Wednesday, September 28, 2016

Rome - Ancient City, Piazzas, and Fountains

Wednesday, 14 September 2016

This morning we had an organized tour of the Colosseum and Forum. This is the Rome that everyone wants to see, and we were very glad that we were on a tour, since this lets us bypass the ticket lines. Tours also have their own entrance lines. What we did in the morning would have taken all day if you are not on a tour or do not hire an authorized tour guide.

The exterior of the Colosseum. While earthquakes are responsible for some of the damage, most of the missing pieces were "recycled" into other buildings after the fall of Rome.
The interior of the Colosseum is the interesting part. There were two levels under the large arena to hold gladiators, prisoners, and wild beasts. As for seating, the structure is very much like a large modern football stadium -- to a large extent function dictates form.
Near the Colosseum is the Roman Forum. You can see in this photo that it sits amid a lot of much newer buildings. There are lots of interesting structures to see in this area, but good photos are difficult to take.
After lunch, Lon and I spent the afternoon wandering on our own. We visited several of Rome's classic piazzas and fountains.
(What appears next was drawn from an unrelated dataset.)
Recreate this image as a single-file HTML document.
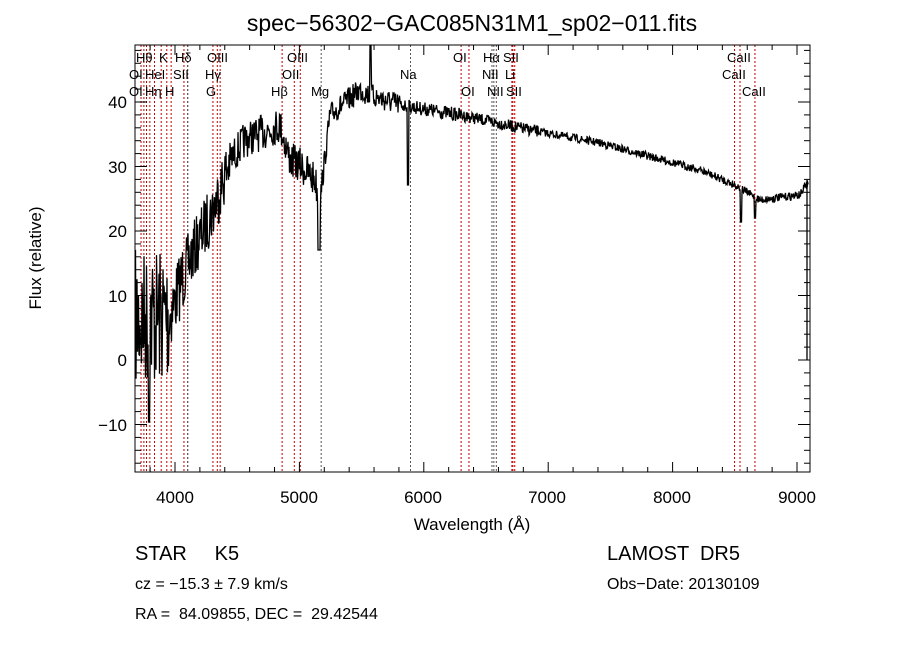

The Fontana del Tritone (Triton Fountain) in the Piazza Barberini.
The Pantheon was built by the Romans as a temple to all the gods, and became a church in the Middle Ages. The building is essentially a 142 ft diameter sphere. Some of the columns were "recycled" from Egyptian temples. Even back then, transporting finished pieces over the sea was easier than making them on site. The dome is the inspiration for many others, including St. Peter's Basilica and the U.S. Capitol.
We stumbled upon the Largo Argentina site while walking between the Pantheon and Campo de' Fiori. It is a large excavation of temples discovered in the 1920s.
A nearby cat sanctuary probably accounted for the large number of cats we saw near the Largo Argentina.
The streets in this part of Rome are narrow and winding.
Piazza Navona is one of Rome's largest piazzas. It was originally a racetrack built around 80 AD. This was probably my favorite area in Rome. It has three fountains, lots of space, many interesting churches in the area, and a large number of places to eat.
Fontana del Moro in Piazza Navona.
Pigeons love the Fontana del Quattro Fiumi (Four Rivers Fountain) in the middle of Piazza Navona. The fountain supports an Egyptian-style obelisk and is one of the most famous Roman fountains.
The north end of Piazza Navona is the Fontana del Nettuno (Neptune Fountain).
We wandered into Chiesa di Sant'Antonio dei Portoghesi because we heard the organ being played. The music was unremarkable, but even churches not marked in the guidebooks have impressive interiors.
The Colonna dell'Immacolata is near the Piazza di Spagna. The column dates from Roman times, but (obviously) the statue of the Virgin Mary was added much later (1857).
Many restaurants proudly display their fresh ingredients to attract customers.